Available with Location Referencing license.

In ArcGIS Pipeline Referencing, a logical grouping of more than one nonbranching route is called a line. The concept of a line can be used for a continuous section of the pipeline such as a mainline pipe, lateral or discharge section, or a piggable segment such as launcher to receiver. While routes are a continuing, uninterrupted range of measure, a line can handle discontinuities in measure (equations).

Line information in the LRS data model

The LRS data model does not have a separate line feature class. In Pipeline Referencing, line information is stored with the LRS Network feature class that uses it.

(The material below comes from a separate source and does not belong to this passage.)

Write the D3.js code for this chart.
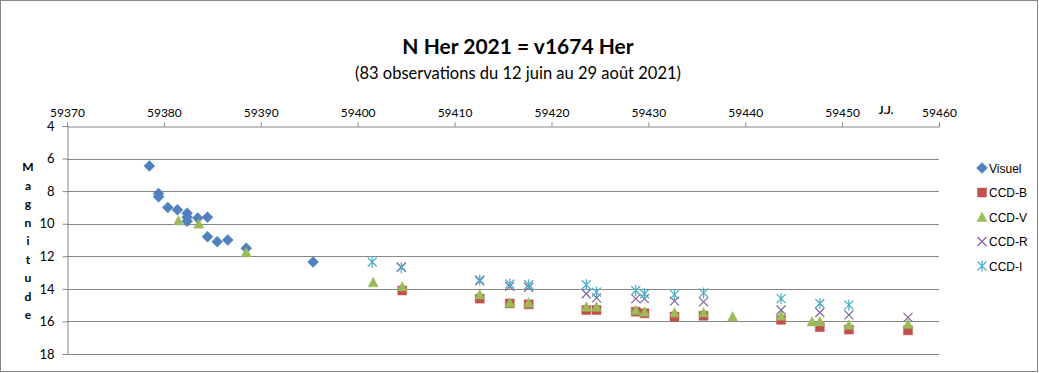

Lines are supported only for LRS line networks.

Learn more about using multiple linear referencing methods

Lines can be configured during LRS Network creation using either the Create LRS Network or Create LRS Network From Existing geoprocessing tools.

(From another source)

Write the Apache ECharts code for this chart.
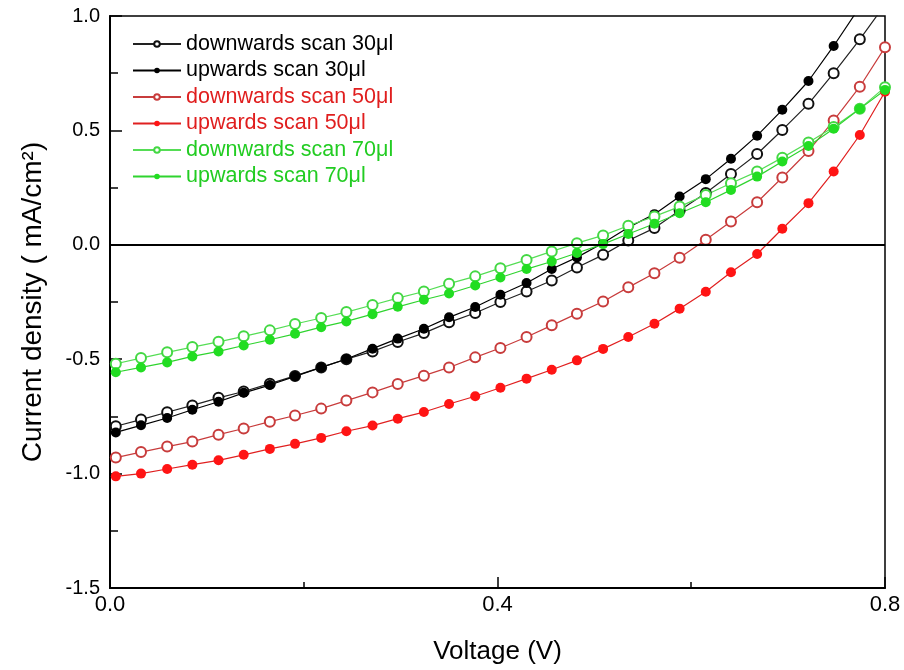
<!DOCTYPE html>
<html>
<head>
<meta charset="utf-8">
<script src="https://cdn.jsdelivr.net/npm/echarts@6/dist/echarts.min.js"></script>
<style>
html, body { margin: 0; padding: 0; background: #fff; }
#chart { width: 904px; height: 670px; }
</style>
</head>
<body>
<div id="chart"></div>
<script>
// 电压 (V)
const voltage = [0.006, 0.032, 0.059, 0.085, 0.112, 0.138, 0.165, 0.191, 0.218, 0.244,
    0.271, 0.297, 0.324, 0.350, 0.377, 0.403, 0.430, 0.456, 0.482, 0.509,
    0.535, 0.562, 0.588, 0.615, 0.641, 0.668, 0.694, 0.721, 0.747, 0.774, 0.800]
// 电流密度 (mA/cm2)
const down30 = [-0.793, -0.764, -0.732, -0.702, -0.669, -0.641, -0.607, -0.573, -0.536, -0.500,
    -0.466, -0.425, -0.386, -0.339, -0.298, -0.250, -0.204, -0.156, -0.099, -0.044,
    0.019, 0.073, 0.150, 0.226, 0.309, 0.397, 0.502, 0.616, 0.750, 0.898, 1.05]
const up30 = [-0.820, -0.789, -0.757, -0.721, -0.686, -0.647, -0.613, -0.575, -0.536, -0.499,
    -0.454, -0.410, -0.367, -0.317, -0.272, -0.218, -0.167, -0.106, -0.055, 0.008,
    0.076, 0.134, 0.211, 0.287, 0.376, 0.477, 0.590, 0.716, 0.869, 1.04, 1.22]
const down50 = [-0.930, -0.906, -0.882, -0.860, -0.830, -0.803, -0.773, -0.746, -0.716, -0.681,
    -0.645, -0.608, -0.572, -0.536, -0.492, -0.451, -0.403, -0.352, -0.301, -0.248,
    -0.186, -0.124, -0.057, 0.022, 0.102, 0.186, 0.294, 0.410, 0.543, 0.691, 0.863]
const up50 = [-1.012, -1.000, -0.980, -0.961, -0.942, -0.918, -0.892, -0.870, -0.844, -0.815,
    -0.790, -0.760, -0.731, -0.696, -0.662, -0.625, -0.585, -0.546, -0.505, -0.455,
    -0.403, -0.345, -0.279, -0.205, -0.120, -0.040, 0.070, 0.182, 0.320, 0.480, 0.669]
const down70 = [-0.520, -0.495, -0.470, -0.447, -0.424, -0.400, -0.374, -0.346, -0.320, -0.294,
    -0.263, -0.233, -0.204, -0.170, -0.138, -0.102, -0.066, -0.029, 0.007, 0.041,
    0.083, 0.124, 0.167, 0.218, 0.269, 0.320, 0.381, 0.447, 0.515, 0.595, 0.689]
const up70 = [-0.557, -0.536, -0.514, -0.488, -0.466, -0.440, -0.415, -0.389, -0.360, -0.335,
    -0.303, -0.271, -0.240, -0.213, -0.178, -0.143, -0.106, -0.073, -0.036, 0.003,
    0.047, 0.092, 0.138, 0.186, 0.240, 0.298, 0.364, 0.432, 0.507, 0.594, 0.677]

const names = ['downwards scan 30μl', 'upwards scan 30μl', 'downwards scan 50μl',
    'upwards scan 50μl', 'downwards scan 70μl', 'upwards scan 70μl']
const values = [down30, up30, down50, up50, down70, up70]
const lineColors = ['#222', '#000', '#c83c3c', '#e02020', '#55dd55', '#2fd42f']
const markColors = ['#111', '#000', '#c83c3c', '#ff1414', '#44d844', '#22dd22']
const textColors = ['#000', '#000', '#e01e1e', '#e01e1e', '#22cc22', '#22cc22']

const chart = echarts.init(document.getElementById('chart'))
const font = '"Liberation Sans", Arial, sans-serif'

function getSeries() {
    let seriesArr = []
    for (let i = 0; i < values.length; i++) {
        const open = i % 2 === 0
        let obj = {
            name: names[i],
            type: 'line',
            data: voltage.map((v, k) => [v, values[i][k]]),
            symbol: open ? 'emptyCircle' : 'circle',
            symbolSize: 10,
            showAllSymbol: true,
            lineStyle: { width: 1.2, color: lineColors[i] },
            itemStyle: { color: markColors[i], borderWidth: open ? 1 : 0 },
            z: 3,
            animation: false
        }
        if (i === 0) { //零线
            obj.markLine = {
                silent: true,
                symbol: 'none',
                label: { show: false },
                lineStyle: { color: '#000', width: 2, type: 'solid' },
                data: [{ yAxis: 0 }]
            }
        }
        seriesArr.push(obj)
    }
    return seriesArr
}

const option = {
    backgroundColor: '#fff',
    animation: false,
    grid: {
        left: 110, right: 19, top: 16, bottom: 82,
        show: true, borderColor: '#000', borderWidth: 1.5, backgroundColor: 'transparent'
    },
    legend: {
        orient: 'vertical',
        left: 127, top: 28,
        itemWidth: 48, itemHeight: 7, itemGap: 4.5,
        data: names.map((n, i) => ({ name: n, textStyle: { color: textColors[i] } })),
        textStyle: { fontSize: 21.5, fontFamily: font, lineHeight: 21.5 }
    },
    xAxis: {
        type: 'value',
        min: 0, max: 0.8, interval: 0.4,
        name: 'Voltage (V)',
        nameLocation: 'middle',
        nameGap: 51,
        nameTextStyle: { fontSize: 26, fontFamily: font, color: '#000' },
        axisLine: { show: true, onZero: false, lineStyle: { color: '#000', width: 2 } },
        axisTick: { show: true, inside: true, length: 11, lineStyle: { color: '#000', width: 1.5 } },
        minorTick: { show: true, splitNumber: 2, length: 6, lineStyle: { color: '#000', width: 1.5 } },
        splitLine: { show: false },
        axisLabel: { fontSize: 22, fontFamily: font, color: '#000', margin: 6, formatter: v => v.toFixed(1) }
    },
    yAxis: {
        type: 'value',
        min: -1.5, max: 1.0, interval: 0.5,
        name: 'Current density ( mA/cm²)',
        nameLocation: 'middle',
        nameGap: 63,
        nameTextStyle: { fontSize: 28, fontFamily: font, color: '#000' },
        axisLine: { show: true, onZero: false, lineStyle: { color: '#000', width: 2 } },
        axisTick: { show: true, inside: true, length: 12, lineStyle: { color: '#000', width: 1.5 } },
        minorTick: { show: true, splitNumber: 2, length: 8, lineStyle: { color: '#000', width: 1.5 } },
        splitLine: { show: false },
        axisLabel: { fontSize: 20, fontFamily: font, color: '#000', margin: 10, formatter: v => v.toFixed(1) }
    },
    series: getSeries()
}
chart.setOption(option)
</script>
</body>
</html>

Learn more about creating and modifying an LRS Network

The Line ID is a system-generated, global unique identifier (GUID) that Pipeline Referencing uses to associate multiple routes to a single logical group called a line. Line Order then indicates the sequence in which the routes in the line are connected end-to-end. As route editing activities are performed, Pipeline Referencing tools regenerate the line order as needed. Line Name is a unique defined name given to a line.

Line ID System

LRS line network configuration

LRS line networks are optional. If your business needs require you to handle discontinuities in measure (equations), an LRS line network is the provided mechanism to support this. For example, when a pipeline is realigned (rerouted), discontinuities are introduced in measures. These discontinuities in measure are needed to correlate measures between different time lines of pipeline surveys (before realignment and after realignment). This also allows you to restrict change in measures that are downstream of the affected area.

LRS before and after realignment

Another advantage of configuring a line network is that you can model events that span routes. Using the principle of an LRS line network, you can track, locate, and manage the events that occur on the pipeline by their measure (engineering stations), even if the measures span routes on a line. Examples of events spanning routes are DOT Class and Operating Pressure.